М. П.: Мы видим крупную мировую трансформацию: музей давно перестал быть исключительно европейским феноменом. В Каире, Абу-Даби строятся гигантские комплексы, типологически постколониальные. Они заявляют: «Традиционная цивилизация больше не нуждается в оправдании и не нуждается в том, чтобы храниться только в Лондоне или Париже». И это меняет мировой баланс. Если раньше центром музейной картины мира были Европа и США, то теперь карта искусства становится куда более сложной и разноцентричной. В этом разнообразии Эрмитаж – одна из точек сложного глобального диалога, в котором каждая культура говорит своим голосом.
О. С.: Если мы движемся к «разноцентричной» модели управления мировыми ценностями, насколько, простите за аллегорию, «мультивалютной» она станет и за кем будет последнее слово в формировании канона – за рынком или за музеем?
М. П.: Мир делится на разные кусочки, и у всех кусочков существуют какие-то правила. Эрмитаж – один из кусочков этого большого мира. Разнообразие – это прекрасно. Это очень хорошо, когда все разные – люди, подходы. Сегодня музеи все чаще работают как площадки культурных дискуссий. Мы в Эрмитаже, например, по спорным произведениям устраиваем эксперименты: берем предмет, по которому существуют разногласия, и везем на оценку в Италию, чтобы понять чужой взгляд. Это не жест оголтелого скепсиса, это профессиональный метод. Канон – это не догма, и музей обязан помогать обществу видеть, как формируются смыслы, а не говорить: «так правильно, потому что мы так решили».
Но у канона несколько измерений. В музейной логике он определяется институциями и профессионалами, способными выстроить длительные и устойчивые смыслы. В рыночной – игроками капитала, коллекционерами и арт-дилерами. Эти системы не совпадают, но постоянно влияют друг на друга.
Музейная ответственность сегодня – задавать вопросы, структурировать знание и напоминать, что искусство – это система многолетних диалогов, а не мгновенных реакций рынка.

О. Д.-М.: Звучит как приоритет музея над рынком, что, может, и правильно. Если развить мысль о роли музея как о хранителе национального культурного кода, какие тенденции в настоящем будут формировать будущее?
М. П.: Наши официальные документы действительно начинаются со слов: «музеи – хранители кода нации». И в этом нет пафоса. Музей – это механизм, который создает код не декларациями, а сопоставлением. В Эрмитаже икона может быть показана рядом с Мадонной Леонардо – не чтобы удивить, а чтобы объяснить: Россия смотрит на мир через принятие, а не через закрытость.
Потому я и говорю: Эрмитаж – энциклопедия мировой культуры, написанная по-русски. Это не метафора, а рабочая модель. На протяжении столетий русская культурная матрица развивалась через опыт присвоения мировых контекстов.

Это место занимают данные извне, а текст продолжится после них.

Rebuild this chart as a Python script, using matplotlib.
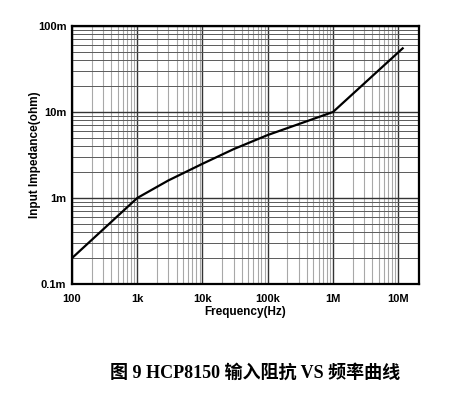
import matplotlib
matplotlib.use('Agg')
from matplotlib import pyplot as pl
from matplotlib.ticker import FixedLocator, LogLocator, NullFormatter

# Curve
freq = [100, 1e3, 3e3, 1e4, 3e4, 1e5, 1e6, 1.17e7]
imped = [0.2e-3, 1.0e-3, 1.6e-3, 2.5e-3, 3.7e-3, 5.4e-3, 10e-3, 55e-3]

xticks = [1e2, 1e3, 1e4, 1e5, 1e6, 1e7]
xlabels = ['100', '1k', '10k', '100k', '1M', '10M']
yticks = [1e-4, 1e-3, 1e-2, 1e-1]
ylabels = ['0.1m', '1m', '10m', '100m']

caption = '图 9 HCP8150 输入阻抗 VS 频率曲线'

lab = dict(family='Liberation Sans', weight='bold')

fig = pl.figure(figsize=(4.73, 3.93), dpi=100)
ax = fig.add_axes([0.1522, 0.2774, 0.7336, 0.6564])

ax.set_xscale('log')
ax.set_yscale('log')
ax.set_xlim(100, 2.08e7)
ax.set_ylim(1e-4, 1e-1)

# Grid: minor verticals light, minor horizontals darker, decades dark
ax.xaxis.set_minor_locator(LogLocator(base=10, subs=range(2, 10)))
ax.yaxis.set_minor_locator(LogLocator(base=10, subs=range(2, 10)))
ax.xaxis.set_minor_formatter(NullFormatter())
ax.yaxis.set_minor_formatter(NullFormatter())
ax.grid(which='minor', axis='x', color='#a8a8a8', linewidth=0.8)
ax.grid(which='minor', axis='y', color='#5a5a5a', linewidth=0.7)
ax.grid(which='major', color='#333333', linewidth=1.0)

ax.plot(freq, imped, color='black', linewidth=1.6, zorder=3)

ax.xaxis.set_major_locator(FixedLocator(xticks))
ax.yaxis.set_major_locator(FixedLocator(yticks))
ax.set_xticklabels(xlabels, fontsize=8, **lab)
ax.set_yticklabels(ylabels, fontsize=8, **lab)
ax.tick_params(which='both', length=0)
ax.tick_params(axis='x', pad=7)
ax.tick_params(axis='y', pad=4)

for s in ax.spines.values():
    s.set_linewidth(1.6)
    s.set_color('black')

ax.set_xlabel('Frequency(Hz)', fontsize=8.5, labelpad=2, **lab)
ax.set_ylabel('Input Impedance(ohm)', fontsize=8.5, va='center', **lab)
ax.yaxis.set_label_coords(-0.107, 0.5)

fig.text(0.539, 0.051, caption, ha='center', va='center', fontsize=13,
         weight='bold', family=['Liberation Serif', 'Noto Sans CJK SC'])

fig.savefig('out.png', dpi=100)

Петровская эпоха – резкое, творческое освоение Европы. Екатерининская – покупка крупных европейских коллекций и создание первого универсального музея. Империя XIX века – роман с Античностью, Византией и Востоком. Советская эпоха – адаптация классики в новую идеологию, но тоже с претензией на универсальность.
Код не в содержании, а в механизме: «все чужое может стать своим, не потеряв чужого и не потеряв своего».
Главная тема будущего – культурный суверенитет. Мир начинает утверждать: каждая культура имеет право быть сама собой.
О. Д.-М.: Как это не противоречит «разноцентричности» хранения кода наций?
М. П.: Но в ином подходе есть опасность. Если культура «принадлежит только нам», то возникает искушение распоряжаться ею как угодно. Так разрушались пальмирские памятники исламскими радикалами. Так уничтожались иконы в советское время. Так христиане разбивали античные храмы. И логика всегда одна: «наше – значит, можем уничтожить».
Поэтому сегодня важнейшая задача – понять, как соединить культурный суверенитет с универсальностью. Почему древнеегипетские предметы должны быть только в Каире? Они важны и когда находятся рядом с русской иконой или античной статуей, потому что дают контекст. Музей – это пространство сосуществования, где вещи вступают в диалог, а не в изоляцию. Это новая мировая повестка.
О. С.: А как современное искусство отражает новую мировую повестку? Думаю, можно говорить, что произведение становится шедевром, только если выстраивает смысловой переход от предыдущего периода к последующему.
М. П.: Я часто говорю: современного искусства не существует. Есть просто искусство, которое развивается в разных фазах. Разница между котом Пикассо и собакой Поттера меньше, чем кажется. Да, каждый новый этап искусства строит свою новизну, отрицает старое – это часть игры. Но новизна в искусстве – чаще всего маркетинговый инструмент. Мы живем в век, который любит скандал, новое слово, резкий жест. Но под этими слоями всегда продолжается большая линия искусства – линия преемственности.
О. С.: Что самое важное для сохранения линии преемственности, этого вечного? Пожелайте, порекомендуйте некий рецепт «скандальным» современникам.
М. П.: Пожелал бы простую вещь: смотря на произведение искусства, думать о том, сколько оно стоит, не раньше чем через десять минут. Дать себе время увидеть картину глазами человека, а не глазами бухгалтерии. А журналистам – не упоминать цену в первом абзаце, хотя бы во втором. Это делает и тексты, и восприятие честнее.